Make no mistake, texting while driving is dangerous and irresponsible behavior and should be banned. However, there are a significant number of accidents that occur where there is no device being used behind the wheel. We should not be satisfied with our legislators rallying around a politically expedient solution. We need to hold our policy makers, insurance carriers, and traffic safety leaders accountable for making drivers aware of the brain’s importance in safe driving and letting them know there are proven solutions to improving performance and safety behind the wheel.
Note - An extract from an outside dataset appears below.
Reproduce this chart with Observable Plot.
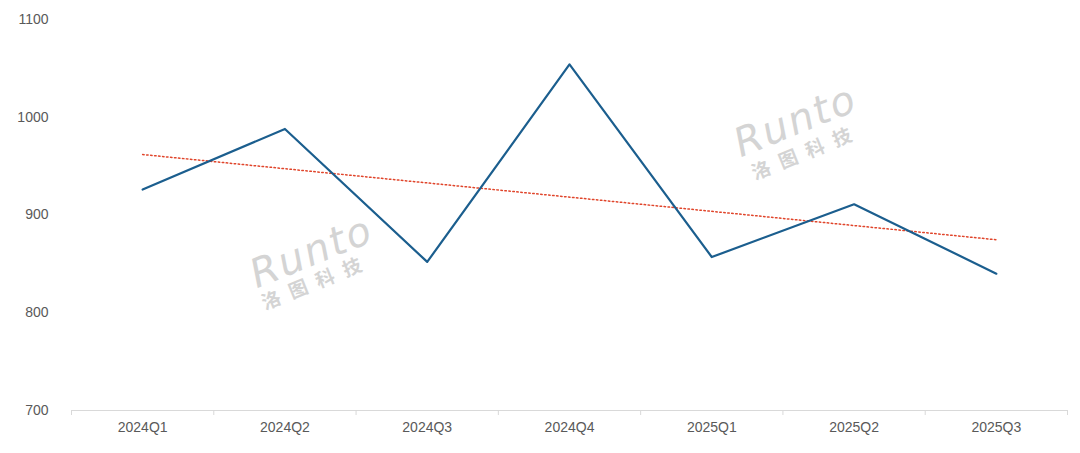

Research about how the brain works and its impact in situations such as driving make it clear that brain performance is the biggest factor in driving safely. Whether it be responding to visual cues such as tracking multiple objects, widening peripheral view or maintaining a clear sight of what is straight ahead, it is the brain’s job to process and respond to the thousands of stimuli and information taken in every second. And according to our research at Posit Science on brain plasticity, the brain has the ability to rewire and therefore improve the cognitive functions that are essential for safe driving.
So many lives can be saved on the roads today if people would only pay attention to their real reason for being behind the wheel – to operate a motor vehicle – while we help drivers deal with the multitude of distractions that get in their way of doing it safely.